40/50/80/whatever number of billions people claim it will cost (it is actually costed at £28bn for the scheme with an extra 50% on top for contingency) is really not that much money for the United Kingdom over the 20 years it will be spent. It is capital spending, which we currently do not do enough of, where we spend money and actually get something tangible as a result. We can absolutely afford to spend it because we are spending the same amount per year on another massive infrastructure project (Crossrail) as we will per year on HS2, and no one particularly notices nor cares. Crossrail 2 will cost less than its predecessor as there are fewer expensive stations under the centre of London and because it will not require the same level of improvement on the surface lines it links; it is also funded separately and simultaneously with HS2.

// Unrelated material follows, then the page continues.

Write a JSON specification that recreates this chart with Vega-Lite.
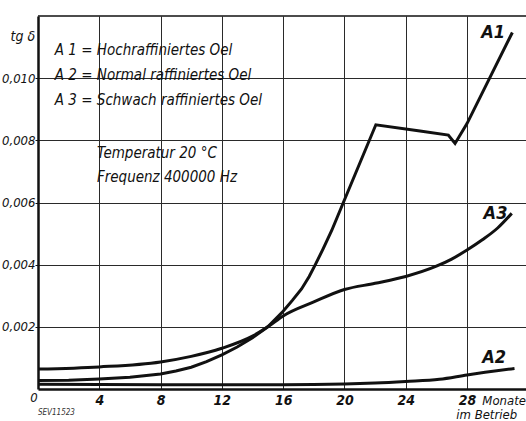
{
  "$schema": "https://vega.github.io/schema/vega-lite/v6.json",
  "width": 488,
  "height": 373,
  "autosize": {"type": "none"},
  "padding": {"left": 38, "top": 16, "right": 0, "bottom": 32},
  "background": "white",
  "config": {"view": {"stroke": null}, "font": "'DejaVu Sans Condensed', 'Liberation Sans', sans-serif"},
  "datasets": {
    "curves": [
      {"series": "A1", "month": 0, "tg": 0.00027},
      {"series": "A1", "month": 2, "tg": 0.00028},
      {"series": "A1", "month": 4, "tg": 0.00032},
      {"series": "A1", "month": 6, "tg": 0.00038},
      {"series": "A1", "month": 8, "tg": 0.00048},
      {"series": "A1", "month": 9, "tg": 0.00058},
      {"series": "A1", "month": 10, "tg": 0.0007},
      {"series": "A1", "month": 11, "tg": 0.00088},
      {"series": "A1", "month": 12, "tg": 0.0011},
      {"series": "A1", "month": 13, "tg": 0.00135},
      {"series": "A1", "month": 14, "tg": 0.00165},
      {"series": "A1", "month": 15, "tg": 0.002},
      {"series": "A1", "month": 16, "tg": 0.0025},
      {"series": "A1", "month": 16.6, "tg": 0.00285},
      {"series": "A1", "month": 17.2, "tg": 0.00322},
      {"series": "A1", "month": 17.7, "tg": 0.00362},
      {"series": "A1", "month": 18.1, "tg": 0.004},
      {"series": "A1", "month": 18.6, "tg": 0.0045},
      {"series": "A1", "month": 19.17, "tg": 0.0051},
      {"series": "A1", "month": 19.93, "tg": 0.006},
      {"series": "A1", "month": 22.05, "tg": 0.0085},
      {"series": "A1", "month": 24.93, "tg": 0.0083},
      {"series": "A1", "month": 26.78, "tg": 0.00817},
      {"series": "A1", "month": 27.22, "tg": 0.0079},
      {"series": "A1", "month": 28, "tg": 0.00854},
      {"series": "A1", "month": 30.96, "tg": 0.01147},
      {"series": "A2", "month": 0, "tg": 0.00015},
      {"series": "A2", "month": 8, "tg": 0.00014},
      {"series": "A2", "month": 16, "tg": 0.00014},
      {"series": "A2", "month": 20, "tg": 0.00016},
      {"series": "A2", "month": 22, "tg": 0.00019},
      {"series": "A2", "month": 24, "tg": 0.00024},
      {"series": "A2", "month": 26.2, "tg": 0.00031},
      {"series": "A2", "month": 28, "tg": 0.00045},
      {"series": "A2", "month": 31.1, "tg": 0.00066},
      {"series": "A3", "month": 0, "tg": 0.00064},
      {"series": "A3", "month": 4, "tg": 0.00071},
      {"series": "A3", "month": 8, "tg": 0.00087},
      {"series": "A3", "month": 10, "tg": 0.00105},
      {"series": "A3", "month": 12, "tg": 0.00131},
      {"series": "A3", "month": 14, "tg": 0.0017},
      {"series": "A3", "month": 15, "tg": 0.002},
      {"series": "A3", "month": 16, "tg": 0.00235},
      {"series": "A3", "month": 18, "tg": 0.0028},
      {"series": "A3", "month": 20, "tg": 0.0032},
      {"series": "A3", "month": 22, "tg": 0.0034},
      {"series": "A3", "month": 24, "tg": 0.00362},
      {"series": "A3", "month": 26, "tg": 0.00395},
      {"series": "A3", "month": 27, "tg": 0.00418},
      {"series": "A3", "month": 28, "tg": 0.00447},
      {"series": "A3", "month": 29, "tg": 0.0048},
      {"series": "A3", "month": 30, "tg": 0.00518},
      {"series": "A3", "month": 30.92, "tg": 0.00565}
    ],
    "notes": [
      {"kind": "legend", "text": "A 1  =  Hochraffiniertes Oel", "month": 1.1, "tg": 0.0109},
      {"kind": "legend", "text": "A 2  =  Normal raffiniertes Oel", "month": 1.1, "tg": 0.0101},
      {"kind": "legend", "text": "A 3  =  Schwach raffiniertes Oel", "month": 1.1, "tg": 0.0093},
      {"kind": "legend", "text": "Temperatur 20 °C", "month": 3.85, "tg": 0.00759},
      {"kind": "legend", "text": "Frequenz 400000 Hz", "month": 3.85, "tg": 0.00682},
      {"kind": "curve", "text": "A1", "month": 29.7, "tg": 0.01145},
      {"kind": "curve", "text": "A3", "month": 29.86, "tg": 0.00563},
      {"kind": "curve", "text": "A2", "month": 29.77, "tg": 0.00101},
      {"kind": "unit", "text": "Monate", "month": 29.0, "tg": -0.00037},
      {"kind": "unit", "text": "im Betrieb", "month": 27.3, "tg": -0.00084},
      {"kind": "origin", "text": "0", "month": -0.5, "tg": -0.0003},
      {"kind": "ref", "text": "SEV11523", "month": 0, "tg": -0.00077}
    ]
  },
  "layer": [
    {
      "data": {"name": "curves"},
      "transform": [{"filter": "datum.series === 'A1'"}],
      "mark": {"type": "line", "color": "#111", "strokeWidth": 3, "interpolate": "linear", "strokeJoin": "miter"},
      "encoding": {
        "x": {
          "field": "month", "type": "quantitative",
          "scale": {"domain": [0, 31.85], "nice": false, "zero": false},
          "axis": {
            "title": null, "values": [4, 8, 12, 16, 20, 24, 28],
            "grid": true, "gridColor": "#2a2a2a", "gridWidth": 1,
            "domainColor": "#111", "domainWidth": 2.5, "ticks": false,
            "labelFontStyle": "italic", "labelFontWeight": "bold",
            "labelFontSize": 14, "labelColor": "#111", "labelPadding": 4
          }
        },
        "y": {
          "field": "tg", "type": "quantitative",
          "scale": {"domain": [0, 0.012], "nice": false, "zero": false},
          "axis": {
            "values": [0.002, 0.004, 0.006, 0.008, 0.01],
            "labelExpr": "replace(format(datum.value, '.3f'), '.', ',')",
            "grid": true, "gridColor": "#2a2a2a", "gridWidth": 1,
            "domainColor": "#111", "domainWidth": 2.5,
            "ticks": true, "tickSize": 3, "tickColor": "#111",
            "labelFontStyle": "italic",
            "labelFontSize": 13, "labelColor": "#111", "labelPadding": 0,
            "title": "tg δ", "titleAngle": 0, "titleX": -28, "titleY": 20,
            "titleAlign": "left", "titleBaseline": "middle",
            "titleFontStyle": "italic",
            "titleFontWeight": "normal", "titleFontSize": 14, "titleColor": "#111"
          }
        }
      }
    },
    {
      "data": {"name": "curves"},
      "transform": [{"filter": "datum.series !== 'A1'"}],
      "mark": {"type": "line", "color": "#111", "strokeWidth": 3, "interpolate": "monotone"},
      "encoding": {
        "x": {"field": "month", "type": "quantitative"},
        "y": {"field": "tg", "type": "quantitative"},
        "detail": {"field": "series"}
      }
    },
    {
      "data": {"values": [{"edge": "top"}]},
      "mark": {"type": "rule", "color": "#111", "strokeWidth": 1.5},
      "encoding": {"y": {"datum": 0.012}}
    },
    {
      "data": {"name": "notes"},
      "transform": [{"filter": "datum.kind === 'legend'"}],
      "mark": {"type": "text", "align": "left", "baseline": "middle", "fontStyle": "italic", "fontSize": 15, "color": "#111"},
      "encoding": {
        "x": {"field": "month", "type": "quantitative"},
        "y": {"field": "tg", "type": "quantitative"},
        "text": {"field": "text"}
      }
    },
    {
      "data": {"name": "notes"},
      "transform": [{"filter": "datum.kind === 'curve'"}],
      "mark": {"type": "text", "align": "center", "baseline": "middle", "fontStyle": "italic", "fontWeight": "bold", "fontSize": 18, "color": "#111"},
      "encoding": {
        "x": {"field": "month", "type": "quantitative"},
        "y": {"field": "tg", "type": "quantitative"},
        "text": {"field": "text"}
      }
    },
    {
      "data": {"name": "notes"},
      "transform": [{"filter": "datum.kind === 'unit' || datum.kind === 'origin'"}],
      "mark": {"type": "text", "align": "left", "baseline": "middle", "fontStyle": "italic", "fontSize": 13, "color": "#111"},
      "encoding": {
        "x": {"field": "month", "type": "quantitative"},
        "y": {"field": "tg", "type": "quantitative"},
        "text": {"field": "text"}
      }
    },
    {
      "data": {"name": "notes"},
      "transform": [{"filter": "datum.kind === 'ref'"}],
      "mark": {"type": "text", "align": "left", "baseline": "middle", "fontStyle": "italic", "fontSize": 8, "color": "#333"},
      "encoding": {
        "x": {"field": "month", "type": "quantitative"},
        "y": {"field": "tg", "type": "quantitative"},
        "text": {"field": "text"}
      }
    }
  ]
}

Another crucial reason why HS2 isn't able to inhibit other projects on the existing network is that until the trains start running for testing (when all the infrastructure is done anyway along the running lines) the construction is just another construction project where we can build (98% of) it without worrying about trains actually running. The teams and equipment capable of working on the the running railway have a full works schedule for several decades to come but none of them are going to be required for the vast majority of HS2 works. If we embarked on massive upgrades to the existing north/south instead then we wouldn't have the railway construction capacity to do the electrification and other improvements which are planned for everywhere else in the country.